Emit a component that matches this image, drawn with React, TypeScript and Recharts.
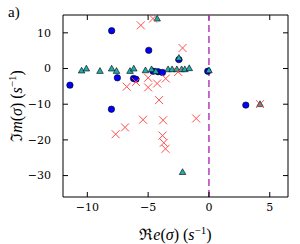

* * *

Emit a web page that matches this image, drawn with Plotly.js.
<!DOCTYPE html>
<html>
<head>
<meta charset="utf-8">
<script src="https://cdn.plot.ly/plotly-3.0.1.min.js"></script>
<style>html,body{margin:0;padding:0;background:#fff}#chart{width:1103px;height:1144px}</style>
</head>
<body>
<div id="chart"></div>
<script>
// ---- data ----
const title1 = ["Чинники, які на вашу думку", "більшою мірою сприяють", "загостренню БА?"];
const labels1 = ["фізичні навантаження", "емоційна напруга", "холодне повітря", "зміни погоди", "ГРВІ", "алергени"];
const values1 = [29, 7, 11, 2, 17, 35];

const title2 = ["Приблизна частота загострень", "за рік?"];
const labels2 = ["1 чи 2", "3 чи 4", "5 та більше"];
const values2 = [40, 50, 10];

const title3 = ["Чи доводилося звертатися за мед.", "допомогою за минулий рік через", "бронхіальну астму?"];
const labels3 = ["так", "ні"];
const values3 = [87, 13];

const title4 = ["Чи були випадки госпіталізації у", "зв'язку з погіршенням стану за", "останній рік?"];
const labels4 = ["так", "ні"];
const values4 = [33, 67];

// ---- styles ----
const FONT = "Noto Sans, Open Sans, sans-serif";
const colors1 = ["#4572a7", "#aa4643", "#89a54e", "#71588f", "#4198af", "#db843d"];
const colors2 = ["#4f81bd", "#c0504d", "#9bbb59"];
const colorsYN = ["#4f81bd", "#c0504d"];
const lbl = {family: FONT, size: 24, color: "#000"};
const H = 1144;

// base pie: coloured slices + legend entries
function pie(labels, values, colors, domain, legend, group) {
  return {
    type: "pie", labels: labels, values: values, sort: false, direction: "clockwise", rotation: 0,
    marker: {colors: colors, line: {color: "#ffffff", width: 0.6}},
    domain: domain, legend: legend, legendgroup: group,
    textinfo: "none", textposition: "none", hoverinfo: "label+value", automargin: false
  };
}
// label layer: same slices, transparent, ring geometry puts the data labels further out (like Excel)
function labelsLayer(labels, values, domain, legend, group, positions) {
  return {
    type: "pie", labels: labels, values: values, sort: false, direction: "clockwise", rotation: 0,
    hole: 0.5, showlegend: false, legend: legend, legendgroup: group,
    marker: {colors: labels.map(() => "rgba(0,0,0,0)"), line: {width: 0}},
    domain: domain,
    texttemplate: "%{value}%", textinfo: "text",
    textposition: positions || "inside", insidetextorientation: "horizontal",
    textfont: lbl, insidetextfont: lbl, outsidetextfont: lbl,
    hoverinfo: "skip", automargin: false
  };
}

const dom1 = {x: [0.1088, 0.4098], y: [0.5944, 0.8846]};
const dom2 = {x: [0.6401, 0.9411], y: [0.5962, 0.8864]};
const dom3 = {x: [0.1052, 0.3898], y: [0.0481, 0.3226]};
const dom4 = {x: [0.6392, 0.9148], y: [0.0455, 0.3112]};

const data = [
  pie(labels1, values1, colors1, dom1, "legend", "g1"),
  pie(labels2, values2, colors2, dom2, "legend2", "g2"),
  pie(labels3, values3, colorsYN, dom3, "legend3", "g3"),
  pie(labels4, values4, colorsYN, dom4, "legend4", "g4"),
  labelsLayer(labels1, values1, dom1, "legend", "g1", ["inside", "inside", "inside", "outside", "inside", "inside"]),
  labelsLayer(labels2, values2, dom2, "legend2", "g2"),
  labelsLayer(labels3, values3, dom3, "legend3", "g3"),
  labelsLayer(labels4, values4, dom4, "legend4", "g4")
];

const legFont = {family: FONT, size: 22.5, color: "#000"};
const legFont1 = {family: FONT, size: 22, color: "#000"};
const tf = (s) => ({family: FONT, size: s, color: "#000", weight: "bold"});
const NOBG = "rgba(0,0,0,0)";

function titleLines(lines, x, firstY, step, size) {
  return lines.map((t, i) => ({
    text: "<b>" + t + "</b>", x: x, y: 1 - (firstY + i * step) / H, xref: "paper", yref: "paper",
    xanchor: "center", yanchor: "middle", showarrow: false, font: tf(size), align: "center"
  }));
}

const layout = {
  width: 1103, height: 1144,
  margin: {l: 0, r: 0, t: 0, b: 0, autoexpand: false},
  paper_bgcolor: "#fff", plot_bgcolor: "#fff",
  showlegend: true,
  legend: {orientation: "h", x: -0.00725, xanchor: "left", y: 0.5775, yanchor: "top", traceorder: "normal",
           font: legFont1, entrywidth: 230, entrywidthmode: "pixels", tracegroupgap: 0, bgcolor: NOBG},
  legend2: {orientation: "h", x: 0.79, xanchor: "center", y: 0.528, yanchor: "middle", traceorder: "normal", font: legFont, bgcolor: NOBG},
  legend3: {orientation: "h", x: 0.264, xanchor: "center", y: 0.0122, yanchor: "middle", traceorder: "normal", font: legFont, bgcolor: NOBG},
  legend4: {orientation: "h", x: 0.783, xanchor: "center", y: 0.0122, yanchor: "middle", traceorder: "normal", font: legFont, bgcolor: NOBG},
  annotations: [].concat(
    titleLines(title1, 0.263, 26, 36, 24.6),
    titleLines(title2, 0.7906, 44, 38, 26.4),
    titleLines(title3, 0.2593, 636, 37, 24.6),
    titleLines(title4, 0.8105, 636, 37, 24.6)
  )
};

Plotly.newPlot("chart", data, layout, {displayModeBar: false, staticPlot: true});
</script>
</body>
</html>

DIRECTIONS FOR THIS TASK
In the listing above, find the line with "Emit a web page" and the line with "const H = 1144;". Output those two lines and every line between them, exactly as written.

ANSWER
Emit a web page that matches this image, drawn with Plotly.js.
<!DOCTYPE html>
<html>
<head>
<meta charset="utf-8">
<script src="https://cdn.plot.ly/plotly-3.0.1.min.js"></script>
<style>html,body{margin:0;padding:0;background:#fff}#chart{width:1103px;height:1144px}</style>
</head>
<body>
<div id="chart"></div>
<script>
// ---- data ----
const title1 = ["Чинники, які на вашу думку", "більшою мірою сприяють", "загостренню БА?"];
const labels1 = ["фізичні навантаження", "емоційна напруга", "холодне повітря", "зміни погоди", "ГРВІ", "алергени"];
const values1 = [29, 7, 11, 2, 17, 35];

const title2 = ["Приблизна частота загострень", "за рік?"];
const labels2 = ["1 чи 2", "3 чи 4", "5 та більше"];
const values2 = [40, 50, 10];

const title3 = ["Чи доводилося звертатися за мед.", "допомогою за минулий рік через", "бронхіальну астму?"];
const labels3 = ["так", "ні"];
const values3 = [87, 13];

const title4 = ["Чи були випадки госпіталізації у", "зв'язку з погіршенням стану за", "останній рік?"];
const labels4 = ["так", "ні"];
const values4 = [33, 67];

// ---- styles ----
const FONT = "Noto Sans, Open Sans, sans-serif";
const colors1 = ["#4572a7", "#aa4643", "#89a54e", "#71588f", "#4198af", "#db843d"];
const colors2 = ["#4f81bd", "#c0504d", "#9bbb59"];
const colorsYN = ["#4f81bd", "#c0504d"];
const lbl = {family: FONT, size: 24, color: "#000"};
const H = 1144;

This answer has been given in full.